* _TASK REQUIREMENTS_
Copy exactly the lines from the start of the material through the line with "Sans Mono', 'Liberation". Pictures stay out of the copy.

* _SUPPLIED MATERIAL_
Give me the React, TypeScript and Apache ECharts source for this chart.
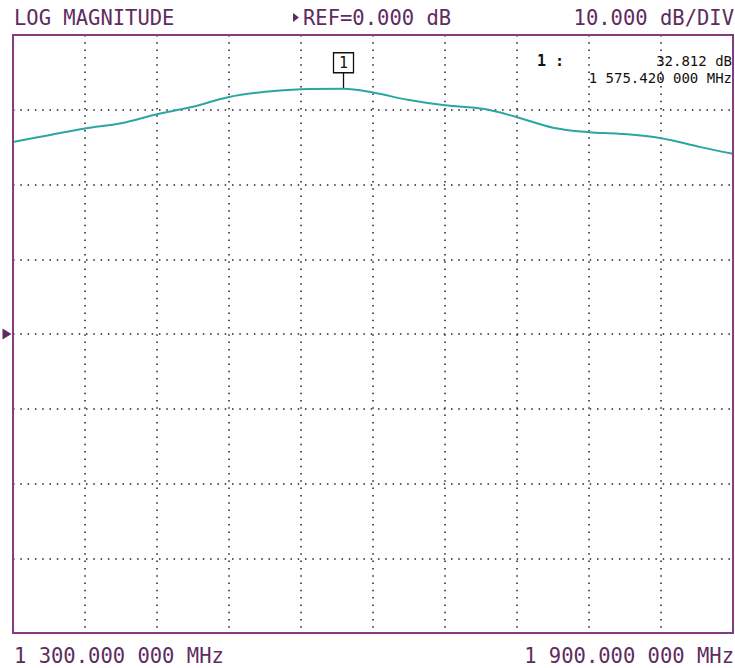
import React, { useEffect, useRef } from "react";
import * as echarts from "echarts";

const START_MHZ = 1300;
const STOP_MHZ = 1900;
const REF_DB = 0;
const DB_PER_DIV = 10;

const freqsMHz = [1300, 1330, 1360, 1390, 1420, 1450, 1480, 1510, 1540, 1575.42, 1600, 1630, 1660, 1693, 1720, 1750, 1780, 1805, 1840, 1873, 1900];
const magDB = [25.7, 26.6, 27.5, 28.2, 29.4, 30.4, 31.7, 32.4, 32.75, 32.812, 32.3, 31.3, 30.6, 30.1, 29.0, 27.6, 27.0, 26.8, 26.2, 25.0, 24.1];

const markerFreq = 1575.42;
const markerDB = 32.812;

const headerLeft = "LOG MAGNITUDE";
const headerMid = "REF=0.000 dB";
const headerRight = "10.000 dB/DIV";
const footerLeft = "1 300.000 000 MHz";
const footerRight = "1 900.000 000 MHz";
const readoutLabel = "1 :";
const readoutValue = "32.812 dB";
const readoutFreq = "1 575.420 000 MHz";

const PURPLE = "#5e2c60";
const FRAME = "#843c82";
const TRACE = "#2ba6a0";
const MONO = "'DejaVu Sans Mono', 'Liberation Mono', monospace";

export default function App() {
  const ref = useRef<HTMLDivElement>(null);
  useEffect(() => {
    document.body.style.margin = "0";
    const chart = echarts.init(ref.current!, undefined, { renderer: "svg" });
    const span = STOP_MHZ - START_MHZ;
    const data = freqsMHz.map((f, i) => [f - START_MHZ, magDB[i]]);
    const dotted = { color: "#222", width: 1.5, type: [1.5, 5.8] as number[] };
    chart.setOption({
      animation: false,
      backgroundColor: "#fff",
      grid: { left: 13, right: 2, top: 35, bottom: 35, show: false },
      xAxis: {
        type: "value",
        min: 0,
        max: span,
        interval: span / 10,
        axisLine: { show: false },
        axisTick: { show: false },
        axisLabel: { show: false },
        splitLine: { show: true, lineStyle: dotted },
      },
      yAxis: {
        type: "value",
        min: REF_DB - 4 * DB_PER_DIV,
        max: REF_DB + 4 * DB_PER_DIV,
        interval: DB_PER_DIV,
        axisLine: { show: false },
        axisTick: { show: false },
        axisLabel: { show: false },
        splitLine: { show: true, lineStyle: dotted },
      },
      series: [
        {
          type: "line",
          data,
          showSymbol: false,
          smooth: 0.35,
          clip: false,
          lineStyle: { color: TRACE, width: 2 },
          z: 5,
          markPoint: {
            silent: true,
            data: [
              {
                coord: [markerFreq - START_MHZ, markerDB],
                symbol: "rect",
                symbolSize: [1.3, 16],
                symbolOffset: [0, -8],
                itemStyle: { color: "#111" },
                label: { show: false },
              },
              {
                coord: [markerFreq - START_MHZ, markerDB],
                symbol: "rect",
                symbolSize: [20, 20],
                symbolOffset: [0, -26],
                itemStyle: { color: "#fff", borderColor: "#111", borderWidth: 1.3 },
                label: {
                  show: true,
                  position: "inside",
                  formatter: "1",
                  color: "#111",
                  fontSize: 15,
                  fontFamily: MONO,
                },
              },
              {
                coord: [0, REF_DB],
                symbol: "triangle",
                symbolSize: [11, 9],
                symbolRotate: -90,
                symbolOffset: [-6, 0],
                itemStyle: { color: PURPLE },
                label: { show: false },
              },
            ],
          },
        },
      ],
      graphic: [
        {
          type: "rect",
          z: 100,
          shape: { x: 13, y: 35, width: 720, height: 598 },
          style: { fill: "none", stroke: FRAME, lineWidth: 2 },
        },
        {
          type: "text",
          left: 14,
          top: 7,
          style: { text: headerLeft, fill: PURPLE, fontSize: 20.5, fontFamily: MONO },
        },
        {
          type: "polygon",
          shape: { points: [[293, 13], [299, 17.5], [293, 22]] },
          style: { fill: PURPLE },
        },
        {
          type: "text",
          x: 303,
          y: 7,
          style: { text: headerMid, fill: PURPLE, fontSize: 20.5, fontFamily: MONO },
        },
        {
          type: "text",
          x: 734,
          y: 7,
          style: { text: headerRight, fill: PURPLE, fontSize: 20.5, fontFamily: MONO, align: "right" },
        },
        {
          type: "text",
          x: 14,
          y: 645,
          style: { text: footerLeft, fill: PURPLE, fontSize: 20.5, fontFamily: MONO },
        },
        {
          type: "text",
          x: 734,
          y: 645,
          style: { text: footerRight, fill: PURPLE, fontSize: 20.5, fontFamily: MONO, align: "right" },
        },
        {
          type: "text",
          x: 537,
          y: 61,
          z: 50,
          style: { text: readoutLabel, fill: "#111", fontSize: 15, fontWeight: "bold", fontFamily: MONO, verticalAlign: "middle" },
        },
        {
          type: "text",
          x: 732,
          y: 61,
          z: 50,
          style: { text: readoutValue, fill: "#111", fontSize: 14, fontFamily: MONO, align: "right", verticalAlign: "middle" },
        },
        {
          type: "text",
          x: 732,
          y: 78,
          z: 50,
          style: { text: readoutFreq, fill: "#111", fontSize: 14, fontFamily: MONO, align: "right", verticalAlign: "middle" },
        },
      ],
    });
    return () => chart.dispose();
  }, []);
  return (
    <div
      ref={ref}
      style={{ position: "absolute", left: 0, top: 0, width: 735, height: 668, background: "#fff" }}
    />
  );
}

* _ANSWER TO THIS PROBLEM_
Give me the React, TypeScript and Apache ECharts source for this chart.
import React, { useEffect, useRef } from "react";
import * as echarts from "echarts";

const START_MHZ = 1300;
const STOP_MHZ = 1900;
const REF_DB = 0;
const DB_PER_DIV = 10;

const freqsMHz = [1300, 1330, 1360, 1390, 1420, 1450, 1480, 1510, 1540, 1575.42, 1600, 1630, 1660, 1693, 1720, 1750, 1780, 1805, 1840, 1873, 1900];
const magDB = [25.7, 26.6, 27.5, 28.2, 29.4, 30.4, 31.7, 32.4, 32.75, 32.812, 32.3, 31.3, 30.6, 30.1, 29.0, 27.6, 27.0, 26.8, 26.2, 25.0, 24.1];

const markerFreq = 1575.42;
const markerDB = 32.812;

const headerLeft = "LOG MAGNITUDE";
const headerMid = "REF=0.000 dB";
const headerRight = "10.000 dB/DIV";
const footerLeft = "1 300.000 000 MHz";
const footerRight = "1 900.000 000 MHz";
const readoutLabel = "1 :";
const readoutValue = "32.812 dB";
const readoutFreq = "1 575.420 000 MHz";

const PURPLE = "#5e2c60";
const FRAME = "#843c82";
const TRACE = "#2ba6a0";
const MONO = "'DejaVu Sans Mono', 'Liberation Mono', monospace";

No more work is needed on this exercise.